An Earth-System-Oriented View of the S2S Predictability of North American Weather Regimes

Abstract

It is largely understood that subseasonal-to-seasonal (S2S) predictability arises from the atmospheric initial state during early lead times, the land during intermediate lead times, and the ocean during later lead times. We examine whether this hypothesis holds for the S2S prediction of weather regimes by training a set of XGBoost models to predict weekly weather regimes over North America at 1-to-8-week lead times. Each model used a different predictor from one of the three considered Earth system components (atmosphere, ocean, or land) sourced from reanalyses. Three additional models were trained using land-, ocean-, or atmosphere-only predictors to capture process interactions and leverage multiple signals within the respective Earth system component.
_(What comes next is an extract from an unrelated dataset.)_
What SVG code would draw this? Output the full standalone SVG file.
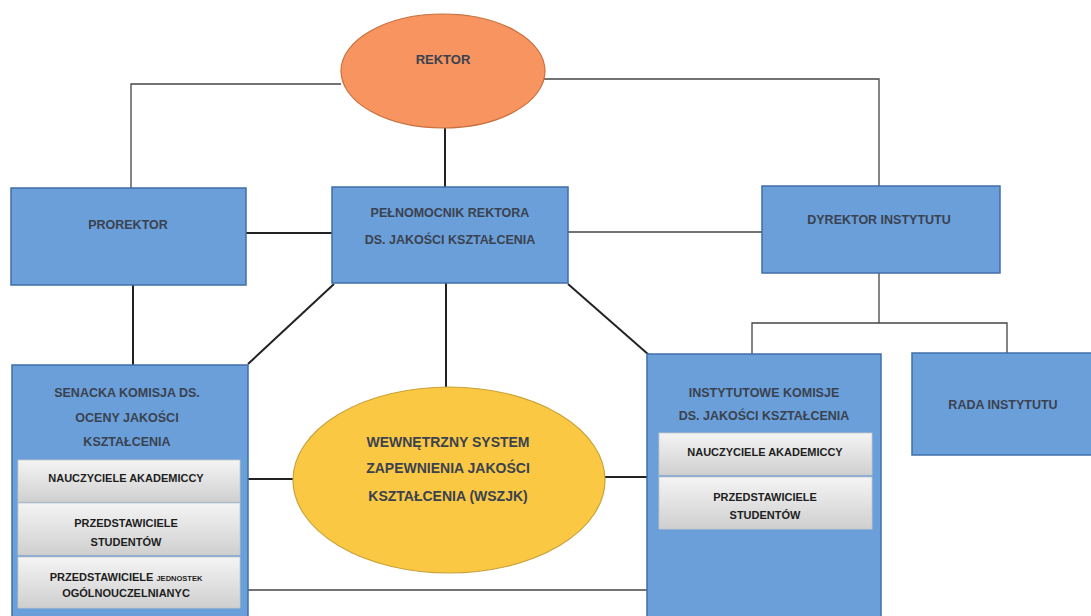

We found that each Earth system component performed more skillfully at different forecast horizons, with sensitivity to seasonality and observed (i.e., ground truth) weather regime. S2S predictability from the atmosphere was higher during winter, from the ocean during summer, and from land during spring and summer. Ocean heat content was the best predictor for most seasons and weather regimes beyond week 2, highlighting the importance of sub-surface ocean conditions for S2S predictability. Soil temperature and water content were also important predictors. Climate patterns were associated with changes in the likelihood of occurrence for specific weather regimes, including the El Ni\~no-Southern Oscillation, Madden Julian Oscillation, North Pacific Gyre, and Indian Ocean dipole. This study quantifies predictability from some previously identified processes on the large-scale atmospheric circulation and gives insight into new sources for future study.